EXERCISE INSTRUCTIONS:
Transcribe every line from the top down to the line with "annotations = []", both ends included, but not the pictures.
━━━━━━━━━━━━━━━━━━━━━━━━━━━━━━
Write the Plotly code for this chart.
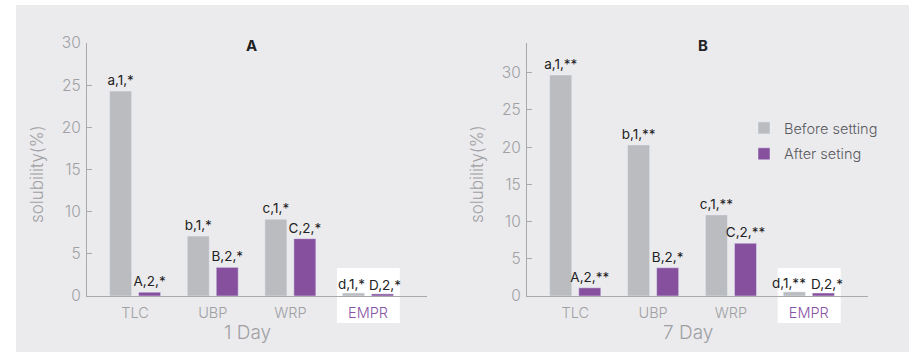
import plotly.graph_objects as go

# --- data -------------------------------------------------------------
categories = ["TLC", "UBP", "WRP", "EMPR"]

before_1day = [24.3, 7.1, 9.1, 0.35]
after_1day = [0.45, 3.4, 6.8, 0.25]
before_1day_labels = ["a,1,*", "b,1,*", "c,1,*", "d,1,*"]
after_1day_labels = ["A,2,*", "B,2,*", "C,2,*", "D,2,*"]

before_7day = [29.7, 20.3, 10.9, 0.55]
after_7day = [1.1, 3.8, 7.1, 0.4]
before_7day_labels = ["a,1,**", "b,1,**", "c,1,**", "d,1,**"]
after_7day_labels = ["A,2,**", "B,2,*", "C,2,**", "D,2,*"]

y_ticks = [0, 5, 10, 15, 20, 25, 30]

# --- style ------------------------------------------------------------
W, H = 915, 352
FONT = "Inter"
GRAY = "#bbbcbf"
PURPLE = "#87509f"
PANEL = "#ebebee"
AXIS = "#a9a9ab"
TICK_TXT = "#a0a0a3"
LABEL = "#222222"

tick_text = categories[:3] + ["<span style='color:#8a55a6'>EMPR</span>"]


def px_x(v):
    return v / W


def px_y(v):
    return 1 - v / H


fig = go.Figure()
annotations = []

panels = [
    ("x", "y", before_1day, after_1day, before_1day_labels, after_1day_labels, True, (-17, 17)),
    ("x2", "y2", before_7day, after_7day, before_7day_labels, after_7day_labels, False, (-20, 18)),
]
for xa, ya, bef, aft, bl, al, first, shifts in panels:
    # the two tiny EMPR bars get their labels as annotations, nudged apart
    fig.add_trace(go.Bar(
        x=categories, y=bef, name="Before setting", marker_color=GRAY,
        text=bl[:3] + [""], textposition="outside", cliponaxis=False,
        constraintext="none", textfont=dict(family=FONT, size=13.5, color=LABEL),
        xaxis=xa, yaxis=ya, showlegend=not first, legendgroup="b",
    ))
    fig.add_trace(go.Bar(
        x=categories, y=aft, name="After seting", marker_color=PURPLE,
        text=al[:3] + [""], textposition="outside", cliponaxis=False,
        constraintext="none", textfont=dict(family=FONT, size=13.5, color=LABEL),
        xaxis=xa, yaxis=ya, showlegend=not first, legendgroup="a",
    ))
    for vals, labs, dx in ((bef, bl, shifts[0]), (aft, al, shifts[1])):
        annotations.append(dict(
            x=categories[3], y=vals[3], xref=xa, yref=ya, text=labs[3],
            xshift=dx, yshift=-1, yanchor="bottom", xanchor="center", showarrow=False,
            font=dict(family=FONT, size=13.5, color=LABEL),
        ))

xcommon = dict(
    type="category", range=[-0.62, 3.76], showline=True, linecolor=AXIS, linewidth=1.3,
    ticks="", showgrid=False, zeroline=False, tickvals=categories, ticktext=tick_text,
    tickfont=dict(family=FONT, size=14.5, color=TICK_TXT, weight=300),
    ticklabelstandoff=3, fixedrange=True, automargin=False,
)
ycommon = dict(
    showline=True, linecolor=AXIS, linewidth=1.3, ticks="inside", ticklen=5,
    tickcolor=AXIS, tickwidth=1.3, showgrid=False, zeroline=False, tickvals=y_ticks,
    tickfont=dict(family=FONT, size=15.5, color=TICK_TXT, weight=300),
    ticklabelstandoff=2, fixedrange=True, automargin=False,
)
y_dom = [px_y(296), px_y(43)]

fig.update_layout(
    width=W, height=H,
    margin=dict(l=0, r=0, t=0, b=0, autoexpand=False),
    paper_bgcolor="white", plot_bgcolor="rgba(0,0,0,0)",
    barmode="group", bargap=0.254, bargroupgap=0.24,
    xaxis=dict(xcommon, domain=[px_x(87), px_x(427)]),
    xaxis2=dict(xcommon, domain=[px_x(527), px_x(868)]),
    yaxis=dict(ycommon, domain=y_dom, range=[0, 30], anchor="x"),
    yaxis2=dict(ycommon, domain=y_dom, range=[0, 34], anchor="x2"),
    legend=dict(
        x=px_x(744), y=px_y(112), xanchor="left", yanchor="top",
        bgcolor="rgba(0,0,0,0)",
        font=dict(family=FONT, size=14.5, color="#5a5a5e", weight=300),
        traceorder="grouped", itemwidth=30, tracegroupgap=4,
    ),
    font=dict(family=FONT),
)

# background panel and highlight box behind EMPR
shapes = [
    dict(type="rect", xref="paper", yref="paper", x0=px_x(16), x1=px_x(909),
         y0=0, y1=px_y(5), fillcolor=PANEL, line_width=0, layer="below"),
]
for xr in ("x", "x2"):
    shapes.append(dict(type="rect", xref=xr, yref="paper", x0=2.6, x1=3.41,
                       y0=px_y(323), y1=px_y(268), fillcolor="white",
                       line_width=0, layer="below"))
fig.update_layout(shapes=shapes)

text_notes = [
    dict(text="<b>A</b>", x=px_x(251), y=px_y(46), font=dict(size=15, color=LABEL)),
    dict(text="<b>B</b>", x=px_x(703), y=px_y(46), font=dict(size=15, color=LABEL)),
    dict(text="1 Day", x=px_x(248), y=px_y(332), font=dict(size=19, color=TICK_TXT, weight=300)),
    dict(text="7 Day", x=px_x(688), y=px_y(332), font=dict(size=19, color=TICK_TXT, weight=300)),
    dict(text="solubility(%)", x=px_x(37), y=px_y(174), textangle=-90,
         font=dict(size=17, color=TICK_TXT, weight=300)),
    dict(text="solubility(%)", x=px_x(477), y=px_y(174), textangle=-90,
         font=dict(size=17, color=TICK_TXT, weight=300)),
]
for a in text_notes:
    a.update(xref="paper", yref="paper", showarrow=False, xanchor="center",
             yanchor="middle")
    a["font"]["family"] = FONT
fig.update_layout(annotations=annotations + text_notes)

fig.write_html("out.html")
━━━━━━━━━━━━━━━━━━━━━━━━━━━━━━
THE ANSWER:
Write the Plotly code for this chart.
import plotly.graph_objects as go

# --- data -------------------------------------------------------------
categories = ["TLC", "UBP", "WRP", "EMPR"]

before_1day = [24.3, 7.1, 9.1, 0.35]
after_1day = [0.45, 3.4, 6.8, 0.25]
before_1day_labels = ["a,1,*", "b,1,*", "c,1,*", "d,1,*"]
after_1day_labels = ["A,2,*", "B,2,*", "C,2,*", "D,2,*"]

before_7day = [29.7, 20.3, 10.9, 0.55]
after_7day = [1.1, 3.8, 7.1, 0.4]
before_7day_labels = ["a,1,**", "b,1,**", "c,1,**", "d,1,**"]
after_7day_labels = ["A,2,**", "B,2,*", "C,2,**", "D,2,*"]

y_ticks = [0, 5, 10, 15, 20, 25, 30]

# --- style ------------------------------------------------------------
W, H = 915, 352
FONT = "Inter"
GRAY = "#bbbcbf"
PURPLE = "#87509f"
PANEL = "#ebebee"
AXIS = "#a9a9ab"
TICK_TXT = "#a0a0a3"
LABEL = "#222222"

tick_text = categories[:3] + ["<span style='color:#8a55a6'>EMPR</span>"]


def px_x(v):
    return v / W


def px_y(v):
    return 1 - v / H


fig = go.Figure()
annotations = []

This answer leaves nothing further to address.